Daily worked with many of the well-known artists in country music during the 1950s and 1960s, especially George Jones, who looked upon him as a father figure and as a business advisor.
Daily also founded the Musicor Records label in the 1960s with Art Talmadge, and George Jones was their biggest name.
Daily also founded a label with the unusual one-letter name "D" Records focusing on Texas acts, but none of them matched his previous success.
George Jones and Gene Pitney were by far the biggest names on the Musicor label, so by the time the 1970s arrived, with Pitney no longer making records and Jones moving on to Epic Records, Musicor was left without any big names enough to make the label viable.
In 1967, on the recommendation of Kitty Wells and Roger Miller, Daily teamed young guitarist Zane Ashton (aka Bill Aken) with United Artist country singer Kathy Dee, who had just hit "Don't Leave Me Lonely Too Long".
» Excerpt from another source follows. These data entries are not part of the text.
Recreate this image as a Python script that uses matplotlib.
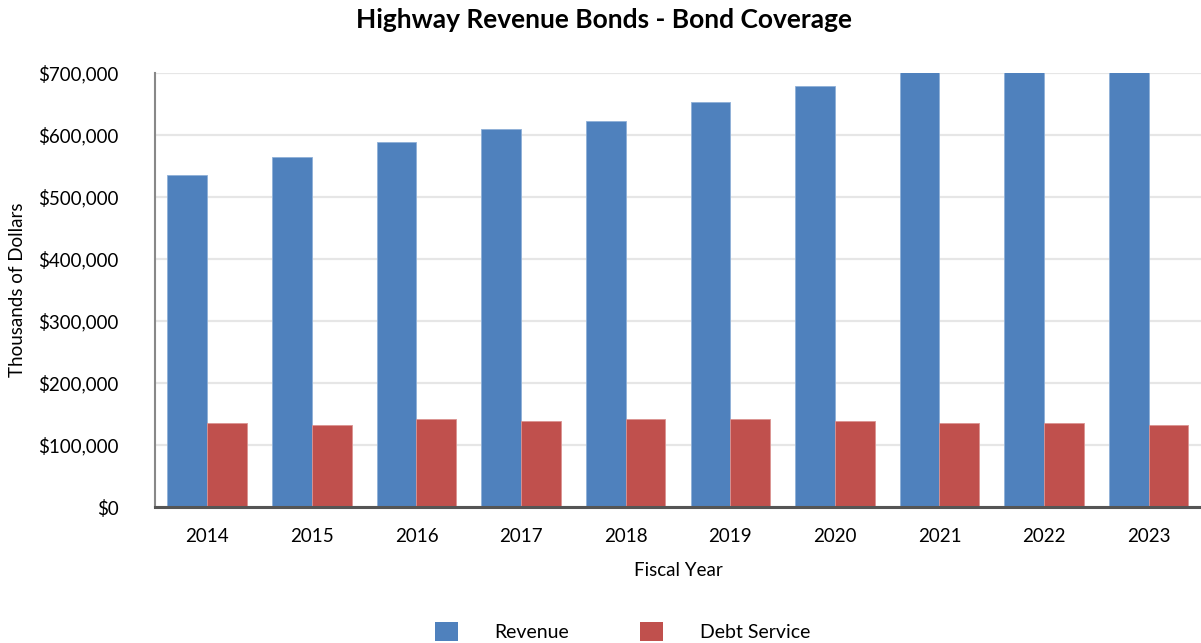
import matplotlib.pyplot as plt
import numpy as np
from matplotlib.patches import Patch
from matplotlib.ticker import FuncFormatter

plt.rcParams['font.family'] = ['Lato', 'DejaVu Sans']

years = ['2014', '2015', '2016', '2017', '2018', '2019', '2020', '2021', '2022', '2023']
# thousands of dollars
revenue = [536000, 565000, 588000, 610000, 623000, 654000, 679000, 712000, 726000, 740000]
debt_service = [135700, 132500, 142000, 139000, 142000, 142000, 139000, 135700, 135700, 132500]

blue = '#4F81BD'
red = '#C0504D'

fig = plt.figure(figsize=(12.01, 6.43), dpi=100)
ax = fig.add_axes([0.129, 0.2115, 0.871, 0.675])

x = np.arange(len(years))
w = 0.38
ax.bar(x - w / 2, revenue, w, color=blue, edgecolor='#8FB0D8', linewidth=0.6, zorder=3)
ax.bar(x + w / 2, debt_service, w, color=red, edgecolor='#DB9391', linewidth=0.6, zorder=3)

ax.set_xlim(-0.5, len(years) - 0.5)
ax.set_ylim(0, 700000)
ax.set_yticks(np.arange(0, 700001, 100000))
ax.yaxis.set_major_formatter(FuncFormatter(lambda v, p: f'${v:,.0f}'))
ax.set_xticks(x)
ax.set_xticklabels(years)
ax.tick_params(axis='both', length=0, labelsize=13.5, colors='black')
ax.tick_params(axis='x', pad=15)
ax.tick_params(axis='y', pad=26)

ax.grid(axis='y', color='#E6E6E6', linewidth=1.6, zorder=0)
for s in ['top', 'right']:
    ax.spines[s].set_visible(False)
ax.spines['left'].set_color('#888888')
ax.spines['left'].set_linewidth(1.5)
ax.spines['bottom'].set_color('#555555')
ax.spines['bottom'].set_linewidth(2.2)
ax.spines['bottom'].set_zorder(4)

ax.set_xlabel('Fiscal Year', fontsize=13.5, labelpad=12)
ax.set_ylabel('Thousands of Dollars', fontsize=13.5)
ax.yaxis.set_label_coords(-0.123, 0.5)

fig.suptitle('Highway Revenue Bonds - Bond Coverage', fontsize=19, fontweight='bold',
             x=0.503, y=0.988)

handles = [Patch(facecolor=blue), Patch(facecolor=red)]
fig.legend(handles, ['Revenue', 'Debt Service'], loc='center', bbox_to_anchor=(0.5185, 0.018),
           ncol=2, frameon=False, fontsize=14, handlelength=1.15, handleheight=1.15,
           handletextpad=1.9, columnspacing=3.65)

fig.savefig('out.png', dpi=100)
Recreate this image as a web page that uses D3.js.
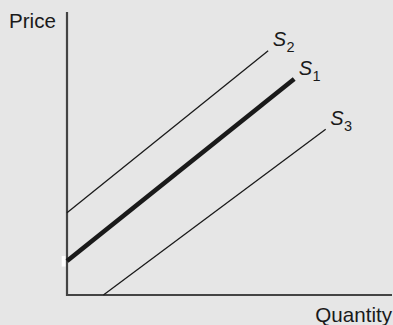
<!DOCTYPE html>
<html>
<head>
<meta charset="utf-8">
<script src="https://cdn.jsdelivr.net/npm/d3@7"></script>
<style>
  html, body { margin: 0; padding: 0; background: #e6e6e6; }
  svg { display: block; }
  text { font-family: "Liberation Sans", Arial, Helvetica, sans-serif; fill: #1a1a1a; }
</style>
</head>
<body>
<svg id="chart" width="393" height="325"></svg>
<script>
// Curve names and subscripts
const curveNames = ["S2", "S1", "S3"];
const curveSubs = ["2", "1", "3"];
// Endpoints in data units (quantity 0-100, price 0-100)
const startQ = [0, 0, 11.2];
const startP = [29.1, 12.0, 0];
const endQ = [61.9, 69.9, 79.6];
const endP = [86.3, 76.3, 58.6];
const axisLabels = ["Price", "Quantity"];

const W = 393, H = 325;
const margin = { left: 67, top: 12, right: 1, bottom: 30 };
const svg = d3.select("#chart");
svg.append("rect").attr("width", W).attr("height", H).attr("fill", "#e6e6e6");

const x = d3.scaleLinear().domain([0, 100]).range([margin.left, W - margin.right]);
const y = d3.scaleLinear().domain([0, 100]).range([H - margin.bottom, margin.top]);

const widths = { S1: 4.6, S2: 1.3, S3: 1.3 };

// small white mark left of the axis (as in reference)
svg.append("rect").attr("x", x(0) - 5.3).attr("y", y(12.0) - 5).attr("width", 4).attr("height", 10.5).attr("fill", "#ffffff");

// axes
svg.append("line")
  .attr("x1", x(0)).attr("x2", x(0))
  .attr("y1", y(100)).attr("y2", y(0) + 1)
  .attr("stroke", "#444").attr("stroke-width", 2.2);
svg.append("line")
  .attr("x1", x(0) - 1).attr("x2", x(100))
  .attr("y1", y(0)).attr("y2", y(0))
  .attr("stroke", "#444").attr("stroke-width", 2.2);

const curves = curveNames.map((n, i) => ({
  name: n, sub: curveSubs[i],
  pts: [[startQ[i], startP[i]], [endQ[i], endP[i]]]
}));

const lineGen = d3.line().x(d => x(d[0])).y(d => y(d[1]));

svg.selectAll("path.curve").data(curves).enter().append("path")
  .attr("class", "curve")
  .attr("d", d => lineGen(d.pts))
  .attr("fill", "none")
  .attr("stroke", "#1a1a1a")
  .attr("stroke-width", d => widths[d.name]);

const lbl = svg.selectAll("text.lbl").data(curves).enter().append("text")
  .attr("class", "lbl")
  .attr("x", d => x(d.pts[1][0]) + 4.5)
  .attr("y", d => y(d.pts[1][1]) - 4.3)
  .style("font-size", "20px");
lbl.append("tspan").attr("font-style", "italic").text("S");
lbl.append("tspan").attr("dx", 0.5).attr("dy", 6).style("font-size", "14.5px").text(d => d.sub);

svg.append("text").attr("x", 9).attr("y", 28.3).style("font-size", "20.6px").text(axisLabels[0]);
svg.append("text").attr("x", 392).attr("y", 321.5).attr("text-anchor", "end").style("font-size", "20.6px").text(axisLabels[1]);
</script>
</body>
</html>
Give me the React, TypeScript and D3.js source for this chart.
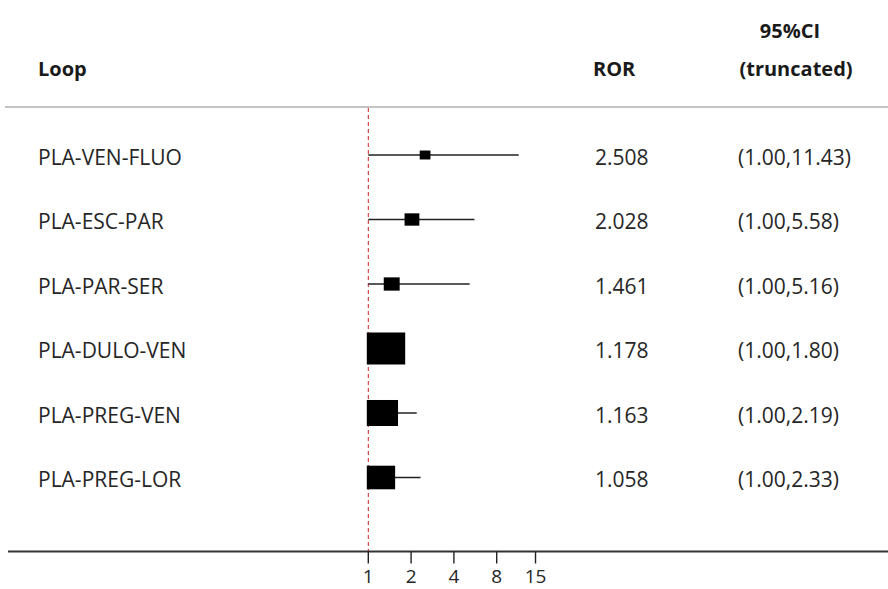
import React from "react";
import * as d3 from "d3";

const loops = ["PLA-VEN-FLUO", "PLA-ESC-PAR", "PLA-PAR-SER", "PLA-DULO-VEN", "PLA-PREG-VEN", "PLA-PREG-LOR"];
const ror = [2.508, 2.028, 1.461, 1.178, 1.163, 1.058];
const ciLow = [1.0, 1.0, 1.0, 1.0, 1.0, 1.0];
const ciHigh = [11.43, 5.58, 5.16, 1.8, 2.19, 2.33];
const weights = [3.0, 5.7, 6.6, 38.4, 25.4, 20.9];
const xTicks = [1, 2, 4, 8, 15];
const headers = { loop: "Loop", ror: "ROR", ci1: "95%CI", ci2: "(truncated)" };

const W = 888;
const H = 589;
const FONT = "'Open Sans', 'DejaVu Sans', sans-serif";

export default function App() {
  const x = d3.scaleLog().base(2).domain([1, 16]).range([368.3, 539.5]);
  const y = d3.scaleLinear().domain([0, loops.length - 1]).range([155, 477.5]);
  const hScale = d3.scaleSqrt().domain([0, 38.4]).range([0, 32]);
  const axisY = 551.5;
  const headerLineY = 107;

  return (
    <svg
      width={W}
      height={H}
      style={{ position: "absolute", left: 0, top: 0, background: "#fff" }}
      fontFamily={FONT}
    >
      {/* headers */}
      <g fontWeight={700} fontSize={20} fill="#1a1a1a">
        <text x={593} y={76}>{headers.ror}</text>
        <text x={38} y={76}>{headers.loop}</text>
        <text x={790} y={38} textAnchor="middle">{headers.ci1}</text>
        <text x={796} y={76} textAnchor="middle">{headers.ci2}</text>
      </g>
      <line x1={5} x2={W} y1={headerLineY} y2={headerLineY} stroke="#c4c4c4" strokeWidth={2} />

      {/* reference line */}
      <line
        x1={x(1)}
        x2={x(1)}
        y1={headerLineY + 1}
        y2={axisY}
        stroke="#d0231f"
        strokeWidth={1}
        strokeDasharray="4,3"
      />

      {/* rows */}
      {loops.map((name, i) => {
        const cy = y(i);
        const h = hScale(weights[i]);
        const w = h * 1.2;
        const bx = Math.max(x(ciLow[i]) - 1.5, x(ror[i]) - w / 2);
        return (
          <g key={name}>
            <text x={38} y={cy + 1.5} dominantBaseline="central" fontSize={21} fill="#262626">
              {name}
            </text>
            <line x1={x(ciLow[i])} x2={x(ciHigh[i])} y1={cy} y2={cy} stroke="#222" strokeWidth={1.4} />
            <rect x={bx} y={cy - h / 2} width={w} height={h} fill="#000" />
            <text x={595} y={cy + 1.5} dominantBaseline="central" fontSize={21} fill="#262626">
              {ror[i].toFixed(3)}
            </text>
            <text x={738} y={cy + 1.5} dominantBaseline="central" fontSize={21} fill="#262626">
              {`(${ciLow[i].toFixed(2)},${ciHigh[i].toFixed(2)})`}
            </text>
          </g>
        );
      })}

      {/* x axis */}
      <line x1={8} x2={W} y1={axisY} y2={axisY} stroke="#333" strokeWidth={1.8} />
      {xTicks.map((t) => (
        <g key={t}>
          <line x1={x(t)} x2={x(t)} y1={axisY} y2={axisY + 12} stroke="#222" strokeWidth={1.4} />
          <text x={x(t)} y={583} textAnchor="middle" fontSize={19} fill="#262626">
            {t}
          </text>
        </g>
      ))}
    </svg>
  );
}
These productions, along with those done for Ray Price and Eddy Arnold, helped usher in the use of big string sections on country music records.
Pappy Daily also owned Big State Distributors in Dallas, Texas, the wholesale distributor of over 100 independent labels, including Atlantic, London, Roulette, A&M, Scepter, Deram, Rolling Stone, and the entire Motown group (Motown, Tamala, Gordy) with artists such as The Supremes, Diana Ross, The Jackson 5, Michael Jackson, and Marvin Gaye.